Once upon a time, many years ago, I met a crazy man who gave me a great chicken recipe.
Richard had a Master’s Degree in English Literature, but had gone to work as an insurance agent. He was assigned to my employer’s accounts, so he sold me a life policy. He seemed perfectly normal. When we met for lunch so I could sign some papers, I casually mentioned that I was camping on the coming weekend, and foolishly mentioned the name of the campground.
That Friday evening, we were just lighting the campfire when he pulled into camp on a little Kawasaki 400, which he referred to as “the road iron.” He proceeded to drink heavily, eventually passing out in a lawn chair near the fire, but not before reciting long passages out of The Canterbury Tales from memory. Friends who arrived during the recitation were initially terrified, thinking that glossolalia had taken hold of him.
In any case, at some point he described this chicken recipe that became one of my favorites for the grill. First, the chicken pieces marinate in lemon juice for an hour or so, then they go into plain yoghurt overnight. When it’s time to cook, you wipe of the yoghurt, season simply with salt and pepper, and then grill as usual. This method produces tender, juicy chicken like no other I’ve ever tasted. It was my foolproof, go-to recipe for a decade or so, and everyone always loved it.
When my wife and I were first dating, I was so confident in the recipe that I bragged almost incessantly about it. “Some time I’ll have to grill the Farsi Chicken for you. It’s incredible. You’ll love it.” Unfortunately, after building up her expectations for weeks or months, when I finally cooked it for her I burned the chicken so badly that we may as well have just eaten the charcoal. I didn’t grill chicken of any sort for a long time afterwards, thinking that I was under some sort of jinx. The jinx was mysteriously broken when I learned to use a timer.
So for Sunday Dinner this week I made the Farsi Chicken again. Initially I looked for other Persian recipes as sides, settling on Balal corn and Tahdig rice. As it turned out, I decided that the rice was too much too attempt without a test run, and opted for another (non-Persian) rice recipe with savory mushrooms.

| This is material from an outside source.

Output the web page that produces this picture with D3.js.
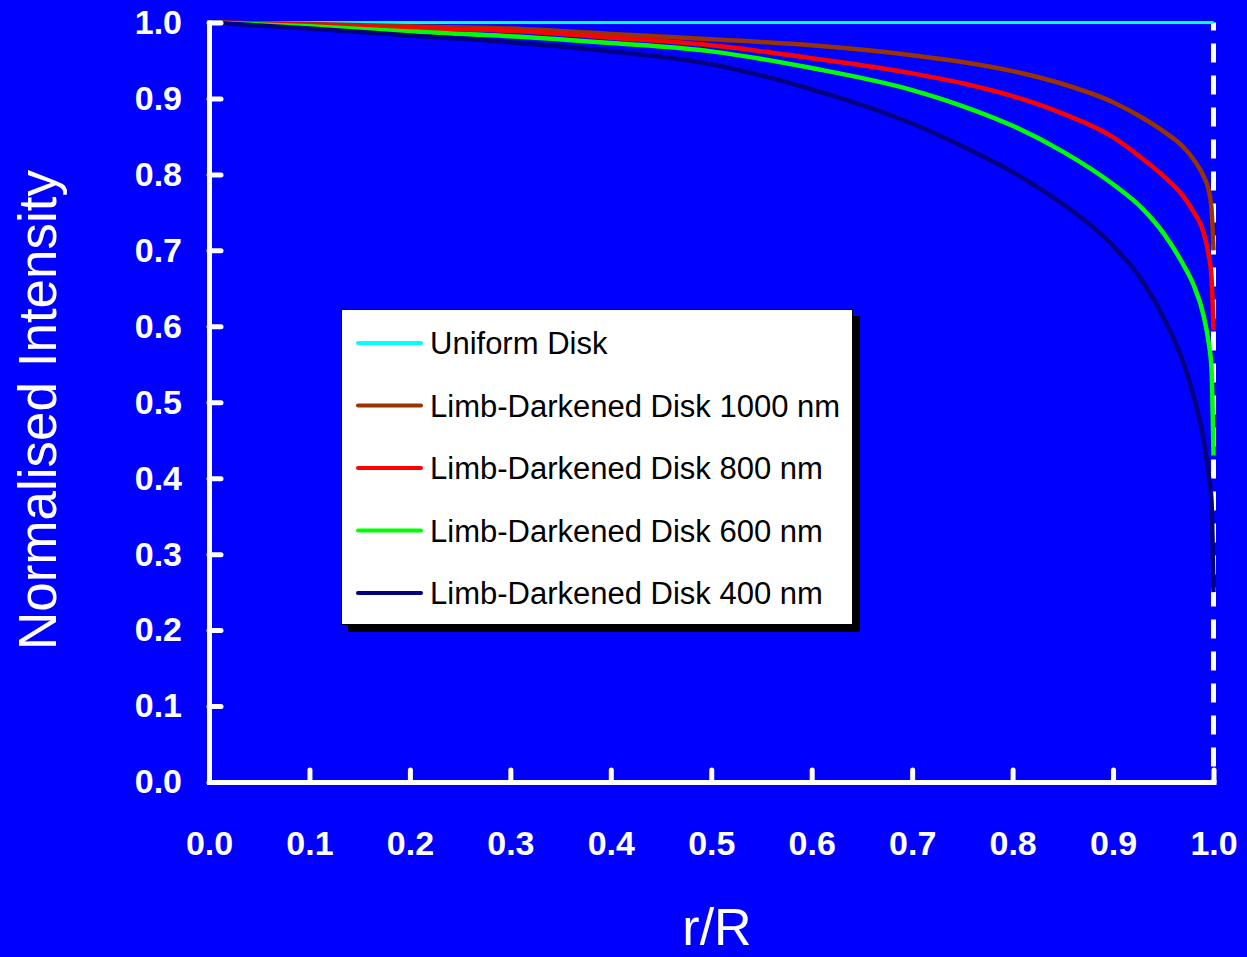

We also had some fennel from the CSA, and Claudia made an incredible salad with it and some mandarin oranges.
I still want to try the Tahdig at some point, and also the Persian method of dipping the roasting ears in salt water after grilling. We’d love to learn more about Persian cuisine in general too.
Before the meal I tipped my glass to Richard. I lost track of him long ago, but still imagine him burning up the backroads on the road iron, regaling and terrifying friends and strangers with recitations in Middle English and recipes from far off lands.